Excerpted data:
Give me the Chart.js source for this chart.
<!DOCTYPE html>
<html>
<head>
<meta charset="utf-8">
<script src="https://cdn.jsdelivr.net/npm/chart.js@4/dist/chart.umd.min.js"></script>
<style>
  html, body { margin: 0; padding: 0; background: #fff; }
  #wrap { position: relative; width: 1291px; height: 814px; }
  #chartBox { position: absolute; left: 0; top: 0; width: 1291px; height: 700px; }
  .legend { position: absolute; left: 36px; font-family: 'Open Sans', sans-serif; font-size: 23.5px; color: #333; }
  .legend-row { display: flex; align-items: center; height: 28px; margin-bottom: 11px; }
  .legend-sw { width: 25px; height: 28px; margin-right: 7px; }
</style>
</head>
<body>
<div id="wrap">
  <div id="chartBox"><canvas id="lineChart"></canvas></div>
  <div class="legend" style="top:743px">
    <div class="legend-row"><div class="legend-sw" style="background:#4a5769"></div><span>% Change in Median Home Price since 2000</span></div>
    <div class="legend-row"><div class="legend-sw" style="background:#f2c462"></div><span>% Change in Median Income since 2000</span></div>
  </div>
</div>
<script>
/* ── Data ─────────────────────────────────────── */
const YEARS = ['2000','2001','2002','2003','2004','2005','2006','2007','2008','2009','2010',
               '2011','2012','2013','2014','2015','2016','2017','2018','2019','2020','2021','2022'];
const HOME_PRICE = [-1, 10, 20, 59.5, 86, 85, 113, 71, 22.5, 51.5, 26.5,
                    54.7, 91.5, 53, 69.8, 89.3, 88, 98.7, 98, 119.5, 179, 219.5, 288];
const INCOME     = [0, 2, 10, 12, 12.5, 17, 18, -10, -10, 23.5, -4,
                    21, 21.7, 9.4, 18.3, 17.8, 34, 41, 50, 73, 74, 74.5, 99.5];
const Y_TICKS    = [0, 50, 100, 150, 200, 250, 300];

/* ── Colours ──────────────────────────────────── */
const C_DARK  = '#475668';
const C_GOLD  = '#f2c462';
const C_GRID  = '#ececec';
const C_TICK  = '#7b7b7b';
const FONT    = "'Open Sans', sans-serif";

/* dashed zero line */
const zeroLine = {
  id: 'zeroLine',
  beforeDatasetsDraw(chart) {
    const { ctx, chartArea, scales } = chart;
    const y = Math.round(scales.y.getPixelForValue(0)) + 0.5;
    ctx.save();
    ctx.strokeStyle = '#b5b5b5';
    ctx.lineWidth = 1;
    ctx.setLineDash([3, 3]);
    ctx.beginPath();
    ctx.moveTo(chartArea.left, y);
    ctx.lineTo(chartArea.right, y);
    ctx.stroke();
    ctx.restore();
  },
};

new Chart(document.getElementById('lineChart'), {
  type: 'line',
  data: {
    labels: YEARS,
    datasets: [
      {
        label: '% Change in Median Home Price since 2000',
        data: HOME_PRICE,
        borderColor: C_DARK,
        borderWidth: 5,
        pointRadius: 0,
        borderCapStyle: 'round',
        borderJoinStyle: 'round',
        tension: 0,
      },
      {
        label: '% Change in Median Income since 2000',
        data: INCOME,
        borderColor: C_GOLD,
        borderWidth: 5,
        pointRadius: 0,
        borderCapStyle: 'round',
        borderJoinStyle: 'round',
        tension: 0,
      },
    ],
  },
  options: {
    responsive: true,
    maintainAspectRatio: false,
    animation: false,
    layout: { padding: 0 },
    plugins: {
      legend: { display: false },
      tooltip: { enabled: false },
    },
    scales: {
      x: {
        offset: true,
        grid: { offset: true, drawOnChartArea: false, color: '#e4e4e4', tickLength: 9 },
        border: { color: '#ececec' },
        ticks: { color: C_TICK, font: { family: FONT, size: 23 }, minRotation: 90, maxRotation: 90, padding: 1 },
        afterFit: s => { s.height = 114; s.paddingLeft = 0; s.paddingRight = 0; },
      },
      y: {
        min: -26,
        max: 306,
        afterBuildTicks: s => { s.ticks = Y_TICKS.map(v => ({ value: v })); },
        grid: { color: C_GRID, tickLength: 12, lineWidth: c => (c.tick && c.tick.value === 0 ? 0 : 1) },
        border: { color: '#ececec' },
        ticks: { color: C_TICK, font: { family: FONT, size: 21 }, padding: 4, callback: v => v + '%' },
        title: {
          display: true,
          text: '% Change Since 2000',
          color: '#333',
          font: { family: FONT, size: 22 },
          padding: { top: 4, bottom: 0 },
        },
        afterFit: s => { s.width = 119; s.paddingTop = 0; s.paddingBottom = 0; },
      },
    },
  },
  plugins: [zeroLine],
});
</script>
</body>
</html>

==

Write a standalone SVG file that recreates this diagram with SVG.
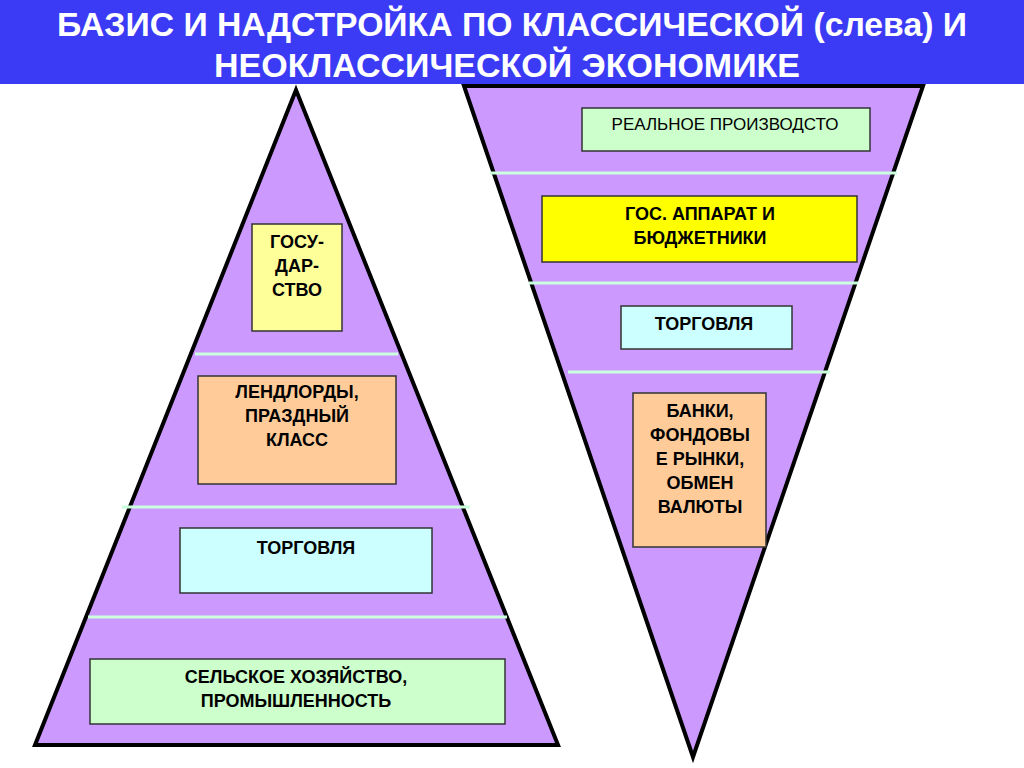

Task brief: Each line in the entries above that includes the string "this" should be extracted.

Reply:
Give me the Chart.js source for this chart.
Write a standalone SVG file that recreates this diagram with SVG.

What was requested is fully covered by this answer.